TASK DESCRIPTION:
From the entries below, please gather each line containing the string "code".
■ ■ ■ ■
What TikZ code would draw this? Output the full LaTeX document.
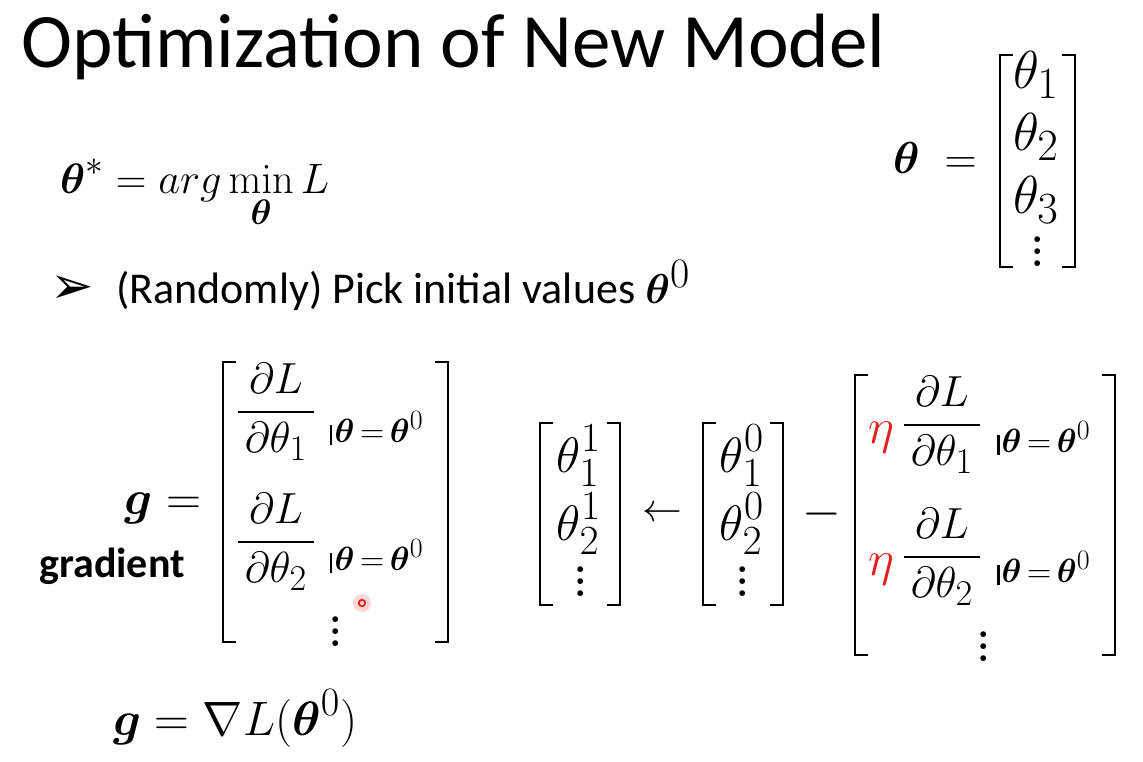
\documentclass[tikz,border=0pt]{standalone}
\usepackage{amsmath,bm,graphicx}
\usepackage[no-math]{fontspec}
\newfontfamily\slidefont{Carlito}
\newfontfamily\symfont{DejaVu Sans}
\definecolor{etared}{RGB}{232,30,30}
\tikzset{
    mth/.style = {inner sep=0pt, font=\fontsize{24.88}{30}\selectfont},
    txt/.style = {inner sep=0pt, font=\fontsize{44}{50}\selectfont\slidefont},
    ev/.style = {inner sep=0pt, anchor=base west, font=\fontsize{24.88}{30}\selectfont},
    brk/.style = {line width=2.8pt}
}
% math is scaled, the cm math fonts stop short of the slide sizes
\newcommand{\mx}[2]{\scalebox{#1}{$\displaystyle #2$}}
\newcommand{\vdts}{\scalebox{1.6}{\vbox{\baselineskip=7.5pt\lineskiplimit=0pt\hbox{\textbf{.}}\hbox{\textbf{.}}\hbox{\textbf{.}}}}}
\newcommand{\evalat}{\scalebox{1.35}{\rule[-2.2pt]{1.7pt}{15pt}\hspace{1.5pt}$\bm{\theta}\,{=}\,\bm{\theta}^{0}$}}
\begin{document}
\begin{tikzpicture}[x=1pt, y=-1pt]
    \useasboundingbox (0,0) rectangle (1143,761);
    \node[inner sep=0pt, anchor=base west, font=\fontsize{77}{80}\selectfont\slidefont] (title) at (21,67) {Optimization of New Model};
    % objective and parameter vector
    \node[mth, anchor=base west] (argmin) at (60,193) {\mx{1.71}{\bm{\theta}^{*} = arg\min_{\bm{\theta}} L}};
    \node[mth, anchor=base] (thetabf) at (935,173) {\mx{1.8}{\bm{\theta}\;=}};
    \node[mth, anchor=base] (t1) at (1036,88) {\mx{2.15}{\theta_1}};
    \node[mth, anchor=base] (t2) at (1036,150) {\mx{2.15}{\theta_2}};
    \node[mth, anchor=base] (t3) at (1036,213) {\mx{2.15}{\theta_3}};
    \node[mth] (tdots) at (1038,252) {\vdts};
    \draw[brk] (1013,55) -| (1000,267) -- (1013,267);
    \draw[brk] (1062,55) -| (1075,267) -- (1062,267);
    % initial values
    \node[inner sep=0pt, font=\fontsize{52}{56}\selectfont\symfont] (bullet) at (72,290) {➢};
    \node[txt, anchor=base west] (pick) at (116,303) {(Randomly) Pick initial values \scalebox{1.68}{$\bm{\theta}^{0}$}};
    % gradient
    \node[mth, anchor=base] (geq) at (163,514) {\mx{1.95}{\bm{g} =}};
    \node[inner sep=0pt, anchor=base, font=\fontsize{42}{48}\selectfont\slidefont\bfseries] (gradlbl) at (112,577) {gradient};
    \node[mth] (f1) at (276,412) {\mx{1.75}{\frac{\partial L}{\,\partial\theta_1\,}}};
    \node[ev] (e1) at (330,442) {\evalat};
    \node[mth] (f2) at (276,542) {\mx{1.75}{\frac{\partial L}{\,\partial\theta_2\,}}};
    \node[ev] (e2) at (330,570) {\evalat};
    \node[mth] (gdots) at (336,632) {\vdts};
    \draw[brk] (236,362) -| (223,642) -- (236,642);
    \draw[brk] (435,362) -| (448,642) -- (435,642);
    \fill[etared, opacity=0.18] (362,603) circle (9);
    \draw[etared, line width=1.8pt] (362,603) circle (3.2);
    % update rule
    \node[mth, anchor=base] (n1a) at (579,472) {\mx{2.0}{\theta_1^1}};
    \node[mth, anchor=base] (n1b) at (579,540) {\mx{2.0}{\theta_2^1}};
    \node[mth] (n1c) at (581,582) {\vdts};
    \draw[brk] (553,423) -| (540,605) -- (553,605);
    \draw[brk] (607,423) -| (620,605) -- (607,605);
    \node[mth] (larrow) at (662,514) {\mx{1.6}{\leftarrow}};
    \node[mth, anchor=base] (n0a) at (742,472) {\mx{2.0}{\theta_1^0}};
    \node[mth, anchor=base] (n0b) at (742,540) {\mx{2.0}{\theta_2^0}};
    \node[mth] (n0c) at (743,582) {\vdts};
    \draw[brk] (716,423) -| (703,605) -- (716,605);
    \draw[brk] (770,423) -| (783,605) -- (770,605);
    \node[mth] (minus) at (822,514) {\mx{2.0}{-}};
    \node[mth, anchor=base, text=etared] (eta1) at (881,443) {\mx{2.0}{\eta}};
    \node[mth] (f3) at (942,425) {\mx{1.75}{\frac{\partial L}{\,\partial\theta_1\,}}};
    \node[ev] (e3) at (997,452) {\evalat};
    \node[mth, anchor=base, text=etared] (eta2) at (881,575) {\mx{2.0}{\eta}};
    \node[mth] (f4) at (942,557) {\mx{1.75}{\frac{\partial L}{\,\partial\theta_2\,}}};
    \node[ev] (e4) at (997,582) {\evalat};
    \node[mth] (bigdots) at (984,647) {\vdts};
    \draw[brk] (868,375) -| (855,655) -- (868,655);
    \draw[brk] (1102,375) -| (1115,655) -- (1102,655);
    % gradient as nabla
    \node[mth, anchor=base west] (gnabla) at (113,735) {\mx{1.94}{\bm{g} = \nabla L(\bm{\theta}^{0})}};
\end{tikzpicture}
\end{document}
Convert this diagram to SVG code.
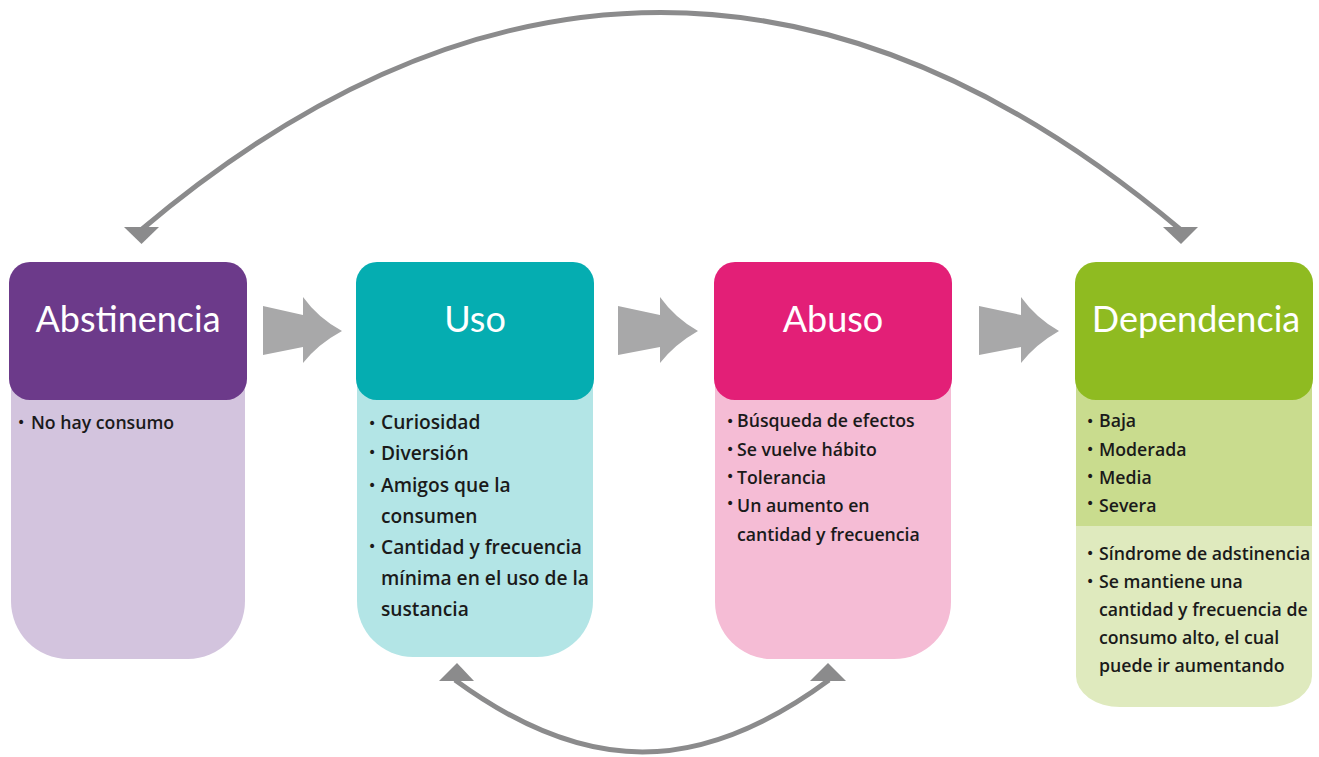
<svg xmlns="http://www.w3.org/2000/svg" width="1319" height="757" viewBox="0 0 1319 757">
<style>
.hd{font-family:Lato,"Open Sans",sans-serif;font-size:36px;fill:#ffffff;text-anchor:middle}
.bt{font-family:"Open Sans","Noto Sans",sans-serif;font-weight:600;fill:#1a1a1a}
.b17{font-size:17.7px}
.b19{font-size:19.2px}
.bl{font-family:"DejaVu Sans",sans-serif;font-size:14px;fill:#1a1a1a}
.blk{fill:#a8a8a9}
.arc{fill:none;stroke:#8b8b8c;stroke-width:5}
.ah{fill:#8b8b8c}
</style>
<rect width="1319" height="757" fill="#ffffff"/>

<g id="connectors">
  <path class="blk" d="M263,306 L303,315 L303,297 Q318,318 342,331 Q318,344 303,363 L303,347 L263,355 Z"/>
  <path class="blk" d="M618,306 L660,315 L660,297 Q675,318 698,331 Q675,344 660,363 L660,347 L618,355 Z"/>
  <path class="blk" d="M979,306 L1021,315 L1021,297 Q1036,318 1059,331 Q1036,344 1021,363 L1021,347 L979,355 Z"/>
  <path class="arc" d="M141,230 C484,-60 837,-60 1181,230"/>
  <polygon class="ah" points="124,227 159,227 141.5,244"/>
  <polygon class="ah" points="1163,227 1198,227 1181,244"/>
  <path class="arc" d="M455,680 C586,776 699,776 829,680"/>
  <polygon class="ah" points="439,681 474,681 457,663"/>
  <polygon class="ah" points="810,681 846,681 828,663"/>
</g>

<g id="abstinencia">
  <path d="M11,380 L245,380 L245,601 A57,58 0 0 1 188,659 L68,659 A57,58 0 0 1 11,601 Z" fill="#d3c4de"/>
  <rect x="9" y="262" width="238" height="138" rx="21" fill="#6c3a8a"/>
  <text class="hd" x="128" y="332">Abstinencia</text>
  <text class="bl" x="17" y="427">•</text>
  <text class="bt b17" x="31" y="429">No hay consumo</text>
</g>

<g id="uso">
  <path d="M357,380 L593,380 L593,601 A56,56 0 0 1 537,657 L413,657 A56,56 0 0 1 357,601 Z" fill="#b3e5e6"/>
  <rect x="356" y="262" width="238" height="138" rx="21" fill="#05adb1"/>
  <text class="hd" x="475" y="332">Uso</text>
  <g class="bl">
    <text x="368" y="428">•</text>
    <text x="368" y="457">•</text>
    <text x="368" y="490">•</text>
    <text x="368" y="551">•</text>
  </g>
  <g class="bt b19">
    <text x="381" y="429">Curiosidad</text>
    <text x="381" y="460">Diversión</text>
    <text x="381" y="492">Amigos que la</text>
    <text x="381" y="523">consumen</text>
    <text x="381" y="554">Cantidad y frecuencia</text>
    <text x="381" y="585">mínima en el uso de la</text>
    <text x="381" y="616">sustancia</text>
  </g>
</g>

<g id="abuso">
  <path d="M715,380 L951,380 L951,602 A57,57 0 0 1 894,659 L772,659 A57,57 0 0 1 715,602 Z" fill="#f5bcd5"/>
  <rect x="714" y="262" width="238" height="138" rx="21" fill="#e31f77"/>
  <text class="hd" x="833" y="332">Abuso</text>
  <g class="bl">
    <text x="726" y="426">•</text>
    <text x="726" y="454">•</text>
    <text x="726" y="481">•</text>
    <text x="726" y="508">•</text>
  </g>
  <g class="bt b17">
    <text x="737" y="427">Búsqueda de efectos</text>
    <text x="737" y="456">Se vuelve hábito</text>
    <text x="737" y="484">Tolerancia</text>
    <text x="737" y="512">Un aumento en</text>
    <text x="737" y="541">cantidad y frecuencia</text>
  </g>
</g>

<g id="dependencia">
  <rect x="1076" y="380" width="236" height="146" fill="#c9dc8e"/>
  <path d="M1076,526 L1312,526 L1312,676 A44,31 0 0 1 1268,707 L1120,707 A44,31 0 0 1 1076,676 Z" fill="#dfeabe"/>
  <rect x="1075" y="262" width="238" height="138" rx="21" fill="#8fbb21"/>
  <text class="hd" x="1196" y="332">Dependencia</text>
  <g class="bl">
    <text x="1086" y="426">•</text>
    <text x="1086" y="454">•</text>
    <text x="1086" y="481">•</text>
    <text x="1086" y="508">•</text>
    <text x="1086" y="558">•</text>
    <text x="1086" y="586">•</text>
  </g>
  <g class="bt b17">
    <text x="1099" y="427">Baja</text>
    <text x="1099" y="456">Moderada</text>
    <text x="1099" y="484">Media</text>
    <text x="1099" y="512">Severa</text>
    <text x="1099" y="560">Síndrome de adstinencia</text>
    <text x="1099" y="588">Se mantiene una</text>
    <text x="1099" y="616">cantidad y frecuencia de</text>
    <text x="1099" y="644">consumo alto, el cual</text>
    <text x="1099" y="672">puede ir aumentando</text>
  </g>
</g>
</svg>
■ ■ ■ ■
EXPECTED ANSWER:
What TikZ code would draw this? Output the full LaTeX document.
Convert this diagram to SVG code.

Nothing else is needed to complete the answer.